Tuesday, December 28, 2004
None of this was of concern to Duke president Richard Brodhead. He found the decision to host the pro-terror organization to be "an easy one" given "the importance of the principle free expression." It is true that after the PSM's statements and deeds were spelled out in detail for Brodhead, he modified his position. Now the "deepest" reason for hosting the conference was no longer free speech, but "the principle of education through dialogue."

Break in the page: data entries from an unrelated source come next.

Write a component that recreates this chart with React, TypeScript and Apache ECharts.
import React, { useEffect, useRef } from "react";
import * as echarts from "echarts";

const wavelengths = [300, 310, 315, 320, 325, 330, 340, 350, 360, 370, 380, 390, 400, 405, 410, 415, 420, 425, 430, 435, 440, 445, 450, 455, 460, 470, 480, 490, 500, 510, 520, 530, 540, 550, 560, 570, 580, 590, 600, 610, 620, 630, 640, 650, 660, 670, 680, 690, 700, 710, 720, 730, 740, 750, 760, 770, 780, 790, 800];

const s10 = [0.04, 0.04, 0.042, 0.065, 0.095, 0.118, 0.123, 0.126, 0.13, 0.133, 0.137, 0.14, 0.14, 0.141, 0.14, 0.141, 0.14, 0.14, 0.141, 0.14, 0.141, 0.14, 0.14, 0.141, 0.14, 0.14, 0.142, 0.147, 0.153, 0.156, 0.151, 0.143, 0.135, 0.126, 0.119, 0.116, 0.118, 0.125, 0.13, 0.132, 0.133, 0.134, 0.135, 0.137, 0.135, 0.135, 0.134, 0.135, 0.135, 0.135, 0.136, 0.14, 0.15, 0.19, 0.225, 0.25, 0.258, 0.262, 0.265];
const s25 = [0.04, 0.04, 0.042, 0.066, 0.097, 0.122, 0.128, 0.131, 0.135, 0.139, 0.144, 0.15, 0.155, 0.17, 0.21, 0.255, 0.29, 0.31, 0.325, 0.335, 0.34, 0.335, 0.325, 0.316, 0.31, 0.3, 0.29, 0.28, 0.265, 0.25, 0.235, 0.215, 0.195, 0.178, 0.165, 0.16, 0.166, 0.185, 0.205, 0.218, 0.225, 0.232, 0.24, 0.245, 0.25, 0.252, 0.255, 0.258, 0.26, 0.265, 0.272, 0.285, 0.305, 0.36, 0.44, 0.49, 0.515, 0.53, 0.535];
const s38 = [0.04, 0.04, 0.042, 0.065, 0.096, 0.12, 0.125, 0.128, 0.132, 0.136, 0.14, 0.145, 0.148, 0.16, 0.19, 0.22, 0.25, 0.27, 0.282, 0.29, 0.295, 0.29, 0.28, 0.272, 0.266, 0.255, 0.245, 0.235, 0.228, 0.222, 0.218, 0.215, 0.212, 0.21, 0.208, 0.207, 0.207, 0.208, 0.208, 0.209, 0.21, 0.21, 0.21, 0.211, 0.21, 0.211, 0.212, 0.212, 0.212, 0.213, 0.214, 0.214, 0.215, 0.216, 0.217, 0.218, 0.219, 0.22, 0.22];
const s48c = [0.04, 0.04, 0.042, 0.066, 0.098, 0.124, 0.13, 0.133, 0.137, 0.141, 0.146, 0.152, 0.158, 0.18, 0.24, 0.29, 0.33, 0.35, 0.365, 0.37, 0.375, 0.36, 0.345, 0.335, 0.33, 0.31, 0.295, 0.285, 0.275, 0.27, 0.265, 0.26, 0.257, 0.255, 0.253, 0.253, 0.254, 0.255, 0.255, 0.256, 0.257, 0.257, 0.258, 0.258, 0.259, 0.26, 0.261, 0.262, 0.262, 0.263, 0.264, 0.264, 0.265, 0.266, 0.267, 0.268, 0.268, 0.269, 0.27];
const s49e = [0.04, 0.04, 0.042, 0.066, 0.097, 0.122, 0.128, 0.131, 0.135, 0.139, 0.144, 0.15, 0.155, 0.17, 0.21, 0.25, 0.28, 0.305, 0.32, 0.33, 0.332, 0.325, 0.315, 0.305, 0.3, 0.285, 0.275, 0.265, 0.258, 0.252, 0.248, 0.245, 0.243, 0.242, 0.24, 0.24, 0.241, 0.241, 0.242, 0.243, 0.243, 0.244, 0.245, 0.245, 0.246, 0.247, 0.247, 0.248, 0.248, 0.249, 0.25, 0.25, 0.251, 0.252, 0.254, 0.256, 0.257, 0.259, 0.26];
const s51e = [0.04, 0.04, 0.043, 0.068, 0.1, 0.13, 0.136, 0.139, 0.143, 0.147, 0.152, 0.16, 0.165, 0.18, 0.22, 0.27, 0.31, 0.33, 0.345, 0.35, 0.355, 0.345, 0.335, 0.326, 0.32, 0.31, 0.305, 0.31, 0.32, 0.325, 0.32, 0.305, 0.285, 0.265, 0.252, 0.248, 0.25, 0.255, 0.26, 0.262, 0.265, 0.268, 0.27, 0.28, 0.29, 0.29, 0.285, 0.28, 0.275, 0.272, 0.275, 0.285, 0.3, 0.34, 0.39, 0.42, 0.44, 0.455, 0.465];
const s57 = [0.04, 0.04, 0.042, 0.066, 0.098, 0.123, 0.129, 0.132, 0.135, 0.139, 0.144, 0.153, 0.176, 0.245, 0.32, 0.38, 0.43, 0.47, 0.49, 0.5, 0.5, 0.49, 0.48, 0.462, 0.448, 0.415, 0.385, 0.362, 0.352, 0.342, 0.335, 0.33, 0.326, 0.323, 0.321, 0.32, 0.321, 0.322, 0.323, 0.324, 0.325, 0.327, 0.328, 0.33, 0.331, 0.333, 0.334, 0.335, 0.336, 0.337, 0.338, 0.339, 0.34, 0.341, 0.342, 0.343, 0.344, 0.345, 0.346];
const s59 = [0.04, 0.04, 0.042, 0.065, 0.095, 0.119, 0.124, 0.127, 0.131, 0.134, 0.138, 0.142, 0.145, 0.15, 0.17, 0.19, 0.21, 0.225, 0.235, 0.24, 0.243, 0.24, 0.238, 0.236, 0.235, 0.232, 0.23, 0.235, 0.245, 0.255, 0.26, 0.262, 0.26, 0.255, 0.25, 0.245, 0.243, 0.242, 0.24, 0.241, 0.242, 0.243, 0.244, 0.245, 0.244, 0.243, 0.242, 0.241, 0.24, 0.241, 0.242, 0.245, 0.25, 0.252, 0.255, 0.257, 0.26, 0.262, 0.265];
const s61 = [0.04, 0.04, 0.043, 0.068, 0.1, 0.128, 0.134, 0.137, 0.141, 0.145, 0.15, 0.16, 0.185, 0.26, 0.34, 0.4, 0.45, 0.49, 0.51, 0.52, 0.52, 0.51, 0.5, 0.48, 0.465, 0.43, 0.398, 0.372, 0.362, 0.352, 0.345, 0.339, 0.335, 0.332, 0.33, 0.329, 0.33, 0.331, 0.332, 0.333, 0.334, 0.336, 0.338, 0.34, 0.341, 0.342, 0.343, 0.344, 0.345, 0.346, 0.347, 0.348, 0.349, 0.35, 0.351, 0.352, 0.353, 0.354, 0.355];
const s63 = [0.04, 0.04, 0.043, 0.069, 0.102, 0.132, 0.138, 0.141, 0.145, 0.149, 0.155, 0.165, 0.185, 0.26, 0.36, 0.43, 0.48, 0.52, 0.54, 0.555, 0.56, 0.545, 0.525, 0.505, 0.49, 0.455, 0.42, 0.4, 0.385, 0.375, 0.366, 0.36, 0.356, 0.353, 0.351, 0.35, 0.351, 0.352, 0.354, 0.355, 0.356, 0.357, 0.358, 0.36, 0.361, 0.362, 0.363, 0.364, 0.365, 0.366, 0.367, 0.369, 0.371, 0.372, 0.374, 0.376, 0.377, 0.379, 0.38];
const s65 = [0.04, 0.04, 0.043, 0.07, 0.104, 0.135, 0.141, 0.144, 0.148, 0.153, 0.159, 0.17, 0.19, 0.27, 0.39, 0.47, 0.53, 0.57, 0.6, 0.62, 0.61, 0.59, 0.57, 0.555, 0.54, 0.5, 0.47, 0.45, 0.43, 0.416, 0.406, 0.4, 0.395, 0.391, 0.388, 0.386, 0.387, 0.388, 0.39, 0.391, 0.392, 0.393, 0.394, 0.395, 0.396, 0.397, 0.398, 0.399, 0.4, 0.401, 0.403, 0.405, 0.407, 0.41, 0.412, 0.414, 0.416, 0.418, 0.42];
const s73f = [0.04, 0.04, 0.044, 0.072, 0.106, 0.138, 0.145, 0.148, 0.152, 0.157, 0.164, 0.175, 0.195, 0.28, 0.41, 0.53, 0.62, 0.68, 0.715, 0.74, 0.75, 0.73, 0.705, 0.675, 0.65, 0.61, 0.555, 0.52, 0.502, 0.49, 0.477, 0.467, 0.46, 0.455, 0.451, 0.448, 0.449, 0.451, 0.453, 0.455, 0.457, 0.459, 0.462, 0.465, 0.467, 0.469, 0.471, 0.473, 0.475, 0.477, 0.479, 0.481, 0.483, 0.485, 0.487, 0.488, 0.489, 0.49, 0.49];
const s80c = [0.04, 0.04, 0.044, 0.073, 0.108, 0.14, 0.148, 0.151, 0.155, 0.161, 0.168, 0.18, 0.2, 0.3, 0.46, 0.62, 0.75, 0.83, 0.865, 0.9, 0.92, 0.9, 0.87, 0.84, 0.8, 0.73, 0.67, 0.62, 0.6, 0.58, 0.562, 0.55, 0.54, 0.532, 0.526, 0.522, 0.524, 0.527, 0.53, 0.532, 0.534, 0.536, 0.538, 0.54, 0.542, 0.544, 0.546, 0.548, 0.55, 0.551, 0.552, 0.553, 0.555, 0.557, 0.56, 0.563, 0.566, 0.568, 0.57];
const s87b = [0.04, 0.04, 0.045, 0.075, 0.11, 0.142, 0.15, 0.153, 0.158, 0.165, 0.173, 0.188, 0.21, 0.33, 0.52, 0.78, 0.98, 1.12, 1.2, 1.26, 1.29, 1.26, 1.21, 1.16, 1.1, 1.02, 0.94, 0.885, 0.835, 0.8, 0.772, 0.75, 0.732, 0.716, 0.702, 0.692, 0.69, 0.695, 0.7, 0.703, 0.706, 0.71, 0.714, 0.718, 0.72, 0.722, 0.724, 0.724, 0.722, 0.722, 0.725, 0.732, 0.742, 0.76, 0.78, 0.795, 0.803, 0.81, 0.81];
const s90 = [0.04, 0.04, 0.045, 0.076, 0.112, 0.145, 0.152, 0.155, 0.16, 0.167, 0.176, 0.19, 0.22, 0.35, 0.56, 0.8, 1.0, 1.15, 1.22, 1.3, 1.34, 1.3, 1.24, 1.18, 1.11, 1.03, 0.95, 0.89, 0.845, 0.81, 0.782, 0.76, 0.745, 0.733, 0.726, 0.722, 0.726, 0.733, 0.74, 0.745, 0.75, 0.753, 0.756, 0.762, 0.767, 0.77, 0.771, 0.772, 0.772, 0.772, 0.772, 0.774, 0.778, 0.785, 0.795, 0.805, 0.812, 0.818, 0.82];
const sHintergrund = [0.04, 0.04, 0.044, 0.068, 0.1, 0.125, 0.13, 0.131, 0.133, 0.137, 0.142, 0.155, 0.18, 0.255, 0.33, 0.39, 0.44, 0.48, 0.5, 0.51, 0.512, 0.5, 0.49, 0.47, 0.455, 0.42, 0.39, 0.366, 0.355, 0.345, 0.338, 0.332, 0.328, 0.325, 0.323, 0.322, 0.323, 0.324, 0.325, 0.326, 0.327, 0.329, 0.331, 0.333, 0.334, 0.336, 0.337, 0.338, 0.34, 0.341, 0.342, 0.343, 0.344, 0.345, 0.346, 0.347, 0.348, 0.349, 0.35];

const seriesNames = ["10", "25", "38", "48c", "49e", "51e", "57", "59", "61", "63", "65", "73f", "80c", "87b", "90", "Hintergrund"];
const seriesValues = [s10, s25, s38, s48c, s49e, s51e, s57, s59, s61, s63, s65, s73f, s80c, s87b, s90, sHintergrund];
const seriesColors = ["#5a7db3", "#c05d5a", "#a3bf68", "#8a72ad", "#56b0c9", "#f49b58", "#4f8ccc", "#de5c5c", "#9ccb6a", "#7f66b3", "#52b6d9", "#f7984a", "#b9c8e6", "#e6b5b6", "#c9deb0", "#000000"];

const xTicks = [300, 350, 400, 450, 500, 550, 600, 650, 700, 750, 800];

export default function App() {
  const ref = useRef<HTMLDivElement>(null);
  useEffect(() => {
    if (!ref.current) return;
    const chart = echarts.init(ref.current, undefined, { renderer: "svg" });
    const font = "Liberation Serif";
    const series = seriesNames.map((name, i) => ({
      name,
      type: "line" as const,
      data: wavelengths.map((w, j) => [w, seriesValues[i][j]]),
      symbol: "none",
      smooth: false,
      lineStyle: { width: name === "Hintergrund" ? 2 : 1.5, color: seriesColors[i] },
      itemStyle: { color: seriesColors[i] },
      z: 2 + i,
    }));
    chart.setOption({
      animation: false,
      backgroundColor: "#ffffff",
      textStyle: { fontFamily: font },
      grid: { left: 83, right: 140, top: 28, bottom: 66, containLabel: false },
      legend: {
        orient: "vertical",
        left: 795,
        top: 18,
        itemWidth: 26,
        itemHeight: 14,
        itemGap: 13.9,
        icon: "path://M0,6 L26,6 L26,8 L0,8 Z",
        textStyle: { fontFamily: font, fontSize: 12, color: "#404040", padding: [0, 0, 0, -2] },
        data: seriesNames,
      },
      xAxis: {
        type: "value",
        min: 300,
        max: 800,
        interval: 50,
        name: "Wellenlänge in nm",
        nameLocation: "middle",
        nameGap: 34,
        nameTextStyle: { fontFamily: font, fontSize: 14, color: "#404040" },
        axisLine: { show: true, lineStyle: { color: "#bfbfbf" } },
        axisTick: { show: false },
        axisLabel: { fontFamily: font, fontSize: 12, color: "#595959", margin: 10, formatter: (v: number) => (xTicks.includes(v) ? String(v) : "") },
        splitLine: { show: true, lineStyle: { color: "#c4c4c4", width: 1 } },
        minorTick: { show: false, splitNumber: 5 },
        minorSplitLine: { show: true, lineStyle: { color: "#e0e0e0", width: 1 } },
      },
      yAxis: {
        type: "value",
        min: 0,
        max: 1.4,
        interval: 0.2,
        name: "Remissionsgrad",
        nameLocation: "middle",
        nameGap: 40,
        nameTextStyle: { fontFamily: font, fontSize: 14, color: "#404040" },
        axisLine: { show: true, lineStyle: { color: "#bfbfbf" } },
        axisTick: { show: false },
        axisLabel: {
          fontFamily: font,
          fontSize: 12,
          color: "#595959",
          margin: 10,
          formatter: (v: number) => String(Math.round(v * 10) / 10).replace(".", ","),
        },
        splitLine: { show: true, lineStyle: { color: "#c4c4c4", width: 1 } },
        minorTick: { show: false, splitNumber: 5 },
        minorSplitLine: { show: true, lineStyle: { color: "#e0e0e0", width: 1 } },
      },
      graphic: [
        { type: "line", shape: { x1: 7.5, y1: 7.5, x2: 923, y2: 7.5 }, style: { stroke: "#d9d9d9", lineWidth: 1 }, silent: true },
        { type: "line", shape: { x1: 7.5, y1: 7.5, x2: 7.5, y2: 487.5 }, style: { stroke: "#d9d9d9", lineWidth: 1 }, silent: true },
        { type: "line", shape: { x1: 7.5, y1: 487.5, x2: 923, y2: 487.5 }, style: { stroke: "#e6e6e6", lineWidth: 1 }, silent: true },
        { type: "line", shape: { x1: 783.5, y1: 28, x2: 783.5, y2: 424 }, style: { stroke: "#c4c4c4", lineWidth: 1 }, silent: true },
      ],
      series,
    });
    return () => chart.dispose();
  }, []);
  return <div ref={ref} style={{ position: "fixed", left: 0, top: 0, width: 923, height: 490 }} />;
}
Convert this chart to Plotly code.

The dialogue, as Adler and Langer show, was a one-sided and darkly anti-Semitic affair. Keynote speaker Mazin Qumsiyeh (a Yale professor of genetics) presented a short history of the virulent Zionist "disease." Israel was pronounced "racist" and a greater abuser of human rights than South Africa in the days of apartheid. One speaker defended the terrorist acivities of Hamas. At a workshop, Huweida Arraf of the International Solidarity Movement (ISM) urged students to join her group, which she acknowledged cooperates with Hamas and Islamic Jihad, and offered them tips on how to enter Israel surreptitiously. Thus, in the name of dialogue, did Duke University assist in the recruitment of accomplices to terrorism.
Duke's own coverage lauds the fact that the conference went off peacefully. As if that were the only issue. One wonders how much additional "dialogue" has occured since then.